Reproduce the full listing below unchanged, apart from the pictures.
>> start Dataset excerpt
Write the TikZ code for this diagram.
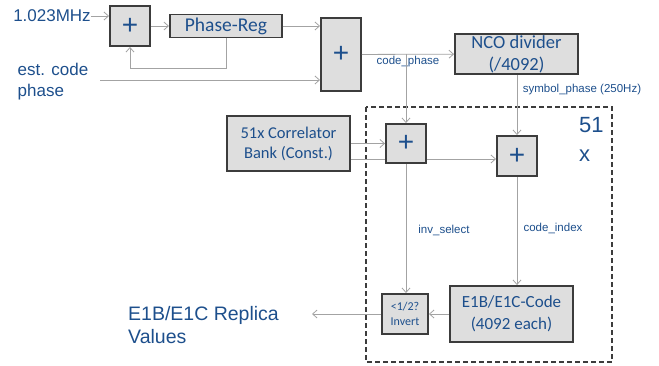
\documentclass[tikz,border=0pt]{standalone}
\usepackage{fontspec}
\setmainfont{Liberation Sans}
\newfontfamily\boxfont{Carlito}
\usepackage{xcolor}
\usetikzlibrary{positioning, arrows.meta, calc}
\definecolor{labelBlue}{HTML}{1D4F8C}
\definecolor{boxFill}{HTML}{DEDEDE}
\definecolor{boxLine}{HTML}{3C3C3C}
\definecolor{wire}{HTML}{A3A3A3}

\begin{document}
\begin{tikzpicture}[x=1pt, y=-1pt, every node/.style={align=center, text=labelBlue, inner sep=0pt}]
    \tikzset{blockbox/.style={draw=boxLine, fill=boxFill, line width=1.9pt, font=\boxfont\fontsize{18.5}{22}\selectfont},
      adder/.style={blockbox, minimum width=40pt, minimum height=40pt, font=\fontsize{28}{28}\selectfont},
      flowline/.style={draw=wire, line width=0.8pt},
      flow/.style={flowline, -{Straight Barb[length=4.5pt,width=8pt]}},
      sig/.style={font=\fontsize{11.5}{13}\selectfont},
      intext/.style={font=\fontsize{17}{21}\selectfont}}
    \useasboundingbox (0,0) rectangle (659,365);

    % phase accumulator
    \node[adder] (plus1) at (130,26) {+};
    \node[blockbox, minimum width=112pt, minimum height=23pt, right=18pt of plus1, font=\boxfont\fontsize{19.5}{22}\selectfont] (phasereg) {Phase-Reg};
    \node[adder, minimum height=73pt] (plus2) at (341,54.5) {+};
    \node[blockbox, minimum width=123pt, minimum height=40pt] (nco) at (516.5,54) {NCO divider\\(/4092)};
    \node[intext] (freq) at (52,16) {1.023MHz};
    \node[intext, align=left] (est) at (53,82) {est. code\\phase};

    % one replica channel, repeated 51 times
    \draw[boxLine, line width=1.9pt, dash pattern=on 5pt off 3pt] (366,107) rectangle (612,362);
    \node[font=\fontsize{22}{29}\selectfont, align=left, anchor=west] (count) at (579,139) {51\\x};
    \node[blockbox, minimum width=123pt, minimum height=55pt, font=\boxfont\fontsize{16.5}{20}\selectfont] (corr) at (288.5,143.5) {51x Correlator\\Bank (Const.)};
    \node[adder, minimum height=39pt] (plus3) at (406,143.5) {+};
    \node[adder] (plus4) at (517,156) {+};
    \node[blockbox, minimum width=46pt, minimum height=40pt, font=\boxfont\fontsize{12}{14.5}\selectfont] (inv) at (405,314) {<1/2?\\Invert};
    \node[blockbox, minimum width=123pt, minimum height=56pt, font=\boxfont\fontsize{17}{22}\selectfont] (code) at (511.5,314) {E1B/E1C-Code\\(4092 each)};
    \node[font=\fontsize{19.5}{23}\selectfont, align=left, anchor=west] (replica) at (128,325) {E1B/E1C Replica\\Values};
    \coordinate (out) at (312,314);

    % signal names
    \node[sig] (lblphase) at (408,62) {code\_phase};
    \node[sig] (lblsym) at (582,90) {symbol\_phase (250Hz)};
    \node[sig] (lblinv) at (444,230) {inv\_select};
    \node[sig] (lblidx) at (553,228) {code\_index};

    \draw[flow] (freq.east) -- (freq.east -| plus1.west);
    \draw[flow] (plus1) -- (phasereg);
    \draw[flow] (phasereg.south) -- ++(0,30) -| (plus1.south);
    \draw[flow] (phasereg.east) -- (phasereg.east -| plus2.west);
    \draw[flow] ([xshift=12pt,yshift=2pt]est.east) -- ([yshift=2pt]est.east -| plus2.west);
    \draw[flow] (plus2) -- (nco);
    \draw[flow] (plus3 |- nco) -- (plus3.north);
    \draw[flow] (nco.south -| plus4) -- (plus4.north);
    \draw[flow] (corr) -- (plus3);
    \draw[flowline] ([yshift=-15.5pt]corr.east) -- ([yshift=-15.5pt]plus3.west);
    \draw[flow] ([yshift=-15.5pt]plus3.east) -- ([yshift=-15.5pt]plus3.east -| plus4.west);
    \draw[flow] (plus3.south) -- (plus3.south |- inv.north);
    \draw[flow] (plus4.south) -- (plus4.south |- code.north);
    \draw[flow] (code) -- (inv);
    \draw[flow] (inv) -- (out);
\end{tikzpicture}
\end{document}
>> end Dataset excerpt
**Response to the exercise:**
Write the TikZ code for this diagram.
\documentclass[tikz,border=0pt]{standalone}
\usepackage{fontspec}
\setmainfont{Liberation Sans}
\newfontfamily\boxfont{Carlito}
\usepackage{xcolor}
\usetikzlibrary{positioning, arrows.meta, calc}
\definecolor{labelBlue}{HTML}{1D4F8C}
\definecolor{boxFill}{HTML}{DEDEDE}
\definecolor{boxLine}{HTML}{3C3C3C}
\definecolor{wire}{HTML}{A3A3A3}

\begin{document}
\begin{tikzpicture}[x=1pt, y=-1pt, every node/.style={align=center, text=labelBlue, inner sep=0pt}]
    \tikzset{blockbox/.style={draw=boxLine, fill=boxFill, line width=1.9pt, font=\boxfont\fontsize{18.5}{22}\selectfont},
      adder/.style={blockbox, minimum width=40pt, minimum height=40pt, font=\fontsize{28}{28}\selectfont},
      flowline/.style={draw=wire, line width=0.8pt},
      flow/.style={flowline, -{Straight Barb[length=4.5pt,width=8pt]}},
      sig/.style={font=\fontsize{11.5}{13}\selectfont},
      intext/.style={font=\fontsize{17}{21}\selectfont}}
    \useasboundingbox (0,0) rectangle (659,365);

    % phase accumulator
    \node[adder] (plus1) at (130,26) {+};
    \node[blockbox, minimum width=112pt, minimum height=23pt, right=18pt of plus1, font=\boxfont\fontsize{19.5}{22}\selectfont] (phasereg) {Phase-Reg};
    \node[adder, minimum height=73pt] (plus2) at (341,54.5) {+};
    \node[blockbox, minimum width=123pt, minimum height=40pt] (nco) at (516.5,54) {NCO divider\\(/4092)};
    \node[intext] (freq) at (52,16) {1.023MHz};
    \node[intext, align=left] (est) at (53,82) {est. code\\phase};

    % one replica channel, repeated 51 times
    \draw[boxLine, line width=1.9pt, dash pattern=on 5pt off 3pt] (366,107) rectangle (612,362);
    \node[font=\fontsize{22}{29}\selectfont, align=left, anchor=west] (count) at (579,139) {51\\x};
    \node[blockbox, minimum width=123pt, minimum height=55pt, font=\boxfont\fontsize{16.5}{20}\selectfont] (corr) at (288.5,143.5) {51x Correlator\\Bank (Const.)};
    \node[adder, minimum height=39pt] (plus3) at (406,143.5) {+};
    \node[adder] (plus4) at (517,156) {+};
    \node[blockbox, minimum width=46pt, minimum height=40pt, font=\boxfont\fontsize{12}{14.5}\selectfont] (inv) at (405,314) {<1/2?\\Invert};
    \node[blockbox, minimum width=123pt, minimum height=56pt, font=\boxfont\fontsize{17}{22}\selectfont] (code) at (511.5,314) {E1B/E1C-Code\\(4092 each)};
    \node[font=\fontsize{19.5}{23}\selectfont, align=left, anchor=west] (replica) at (128,325) {E1B/E1C Replica\\Values};
    \coordinate (out) at (312,314);

    % signal names
    \node[sig] (lblphase) at (408,62) {code\_phase};
    \node[sig] (lblsym) at (582,90) {symbol\_phase (250Hz)};
    \node[sig] (lblinv) at (444,230) {inv\_select};
    \node[sig] (lblidx) at (553,228) {code\_index};

    \draw[flow] (freq.east) -- (freq.east -| plus1.west);
    \draw[flow] (plus1) -- (phasereg);
    \draw[flow] (phasereg.south) -- ++(0,30) -| (plus1.south);
    \draw[flow] (phasereg.east) -- (phasereg.east -| plus2.west);
    \draw[flow] ([xshift=12pt,yshift=2pt]est.east) -- ([yshift=2pt]est.east -| plus2.west);
    \draw[flow] (plus2) -- (nco);
    \draw[flow] (plus3 |- nco) -- (plus3.north);
    \draw[flow] (nco.south -| plus4) -- (plus4.north);
    \draw[flow] (corr) -- (plus3);
    \draw[flowline] ([yshift=-15.5pt]corr.east) -- ([yshift=-15.5pt]plus3.west);
    \draw[flow] ([yshift=-15.5pt]plus3.east) -- ([yshift=-15.5pt]plus3.east -| plus4.west);
    \draw[flow] (plus3.south) -- (plus3.south |- inv.north);
    \draw[flow] (plus4.south) -- (plus4.south |- code.north);
    \draw[flow] (code) -- (inv);
    \draw[flow] (inv) -- (out);
\end{tikzpicture}
\end{document}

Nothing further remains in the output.